• SHORT TASK
Each line below is to be written out in full, exactly as shown.

• DATA SHOWN
◆ ◆ ◆

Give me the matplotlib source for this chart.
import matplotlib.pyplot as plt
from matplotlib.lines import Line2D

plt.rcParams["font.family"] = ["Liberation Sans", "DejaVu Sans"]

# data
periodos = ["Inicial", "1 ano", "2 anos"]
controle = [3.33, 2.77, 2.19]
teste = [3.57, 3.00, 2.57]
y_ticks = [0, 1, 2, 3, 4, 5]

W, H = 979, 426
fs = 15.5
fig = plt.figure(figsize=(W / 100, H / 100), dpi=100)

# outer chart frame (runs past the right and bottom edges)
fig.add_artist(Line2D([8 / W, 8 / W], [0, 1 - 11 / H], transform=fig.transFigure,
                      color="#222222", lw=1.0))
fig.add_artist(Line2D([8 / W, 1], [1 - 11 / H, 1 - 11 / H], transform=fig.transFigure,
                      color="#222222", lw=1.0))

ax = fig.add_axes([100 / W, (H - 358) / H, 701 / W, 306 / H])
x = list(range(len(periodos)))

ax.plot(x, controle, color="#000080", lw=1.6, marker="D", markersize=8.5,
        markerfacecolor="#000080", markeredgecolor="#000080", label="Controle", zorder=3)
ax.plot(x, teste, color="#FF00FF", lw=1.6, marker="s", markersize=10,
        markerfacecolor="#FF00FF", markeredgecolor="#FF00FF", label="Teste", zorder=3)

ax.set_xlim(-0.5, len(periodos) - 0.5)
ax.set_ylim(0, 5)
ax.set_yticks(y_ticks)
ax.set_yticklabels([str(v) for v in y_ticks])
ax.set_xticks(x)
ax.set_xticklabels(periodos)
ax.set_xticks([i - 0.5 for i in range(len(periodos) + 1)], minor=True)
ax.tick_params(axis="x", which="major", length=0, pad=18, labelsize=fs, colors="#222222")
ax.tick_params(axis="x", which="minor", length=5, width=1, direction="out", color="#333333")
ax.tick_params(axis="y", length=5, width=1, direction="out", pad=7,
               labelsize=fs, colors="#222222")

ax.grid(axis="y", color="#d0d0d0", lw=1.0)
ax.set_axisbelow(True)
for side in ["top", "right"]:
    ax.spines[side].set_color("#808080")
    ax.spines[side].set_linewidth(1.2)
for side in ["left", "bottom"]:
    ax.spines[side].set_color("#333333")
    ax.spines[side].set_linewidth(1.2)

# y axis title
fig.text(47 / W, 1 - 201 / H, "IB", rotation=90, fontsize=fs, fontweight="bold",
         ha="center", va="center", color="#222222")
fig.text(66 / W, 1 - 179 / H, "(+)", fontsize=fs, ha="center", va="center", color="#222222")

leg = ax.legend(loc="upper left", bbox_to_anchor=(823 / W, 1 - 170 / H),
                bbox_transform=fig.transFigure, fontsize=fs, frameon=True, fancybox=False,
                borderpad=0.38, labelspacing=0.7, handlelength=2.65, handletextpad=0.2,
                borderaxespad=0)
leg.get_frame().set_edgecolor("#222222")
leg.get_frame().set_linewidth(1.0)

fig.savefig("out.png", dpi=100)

◆ ◆ ◆

• EXERCISE ANSWER
Give me the matplotlib source for this chart.
import matplotlib.pyplot as plt
from matplotlib.lines import Line2D

plt.rcParams["font.family"] = ["Liberation Sans", "DejaVu Sans"]

# data
periodos = ["Inicial", "1 ano", "2 anos"]
controle = [3.33, 2.77, 2.19]
teste = [3.57, 3.00, 2.57]
y_ticks = [0, 1, 2, 3, 4, 5]

W, H = 979, 426
fs = 15.5
fig = plt.figure(figsize=(W / 100, H / 100), dpi=100)

# outer chart frame (runs past the right and bottom edges)
fig.add_artist(Line2D([8 / W, 8 / W], [0, 1 - 11 / H], transform=fig.transFigure,
                      color="#222222", lw=1.0))
fig.add_artist(Line2D([8 / W, 1], [1 - 11 / H, 1 - 11 / H], transform=fig.transFigure,
                      color="#222222", lw=1.0))

ax = fig.add_axes([100 / W, (H - 358) / H, 701 / W, 306 / H])
x = list(range(len(periodos)))

ax.plot(x, controle, color="#000080", lw=1.6, marker="D", markersize=8.5,
        markerfacecolor="#000080", markeredgecolor="#000080", label="Controle", zorder=3)
ax.plot(x, teste, color="#FF00FF", lw=1.6, marker="s", markersize=10,
        markerfacecolor="#FF00FF", markeredgecolor="#FF00FF", label="Teste", zorder=3)

ax.set_xlim(-0.5, len(periodos) - 0.5)
ax.set_ylim(0, 5)
ax.set_yticks(y_ticks)
ax.set_yticklabels([str(v) for v in y_ticks])
ax.set_xticks(x)
ax.set_xticklabels(periodos)
ax.set_xticks([i - 0.5 for i in range(len(periodos) + 1)], minor=True)
ax.tick_params(axis="x", which="major", length=0, pad=18, labelsize=fs, colors="#222222")
ax.tick_params(axis="x", which="minor", length=5, width=1, direction="out", color="#333333")
ax.tick_params(axis="y", length=5, width=1, direction="out", pad=7,
               labelsize=fs, colors="#222222")

ax.grid(axis="y", color="#d0d0d0", lw=1.0)
ax.set_axisbelow(True)
for side in ["top", "right"]:
    ax.spines[side].set_color("#808080")
    ax.spines[side].set_linewidth(1.2)
for side in ["left", "bottom"]:
    ax.spines[side].set_color("#333333")
    ax.spines[side].set_linewidth(1.2)

# y axis title
fig.text(47 / W, 1 - 201 / H, "IB", rotation=90, fontsize=fs, fontweight="bold",
         ha="center", va="center", color="#222222")
fig.text(66 / W, 1 - 179 / H, "(+)", fontsize=fs, ha="center", va="center", color="#222222")

leg = ax.legend(loc="upper left", bbox_to_anchor=(823 / W, 1 - 170 / H),
                bbox_transform=fig.transFigure, fontsize=fs, frameon=True, fancybox=False,
                borderpad=0.38, labelspacing=0.7, handlelength=2.65, handletextpad=0.2,
                borderaxespad=0)
leg.get_frame().set_edgecolor("#222222")
leg.get_frame().set_linewidth(1.0)

fig.savefig("out.png", dpi=100)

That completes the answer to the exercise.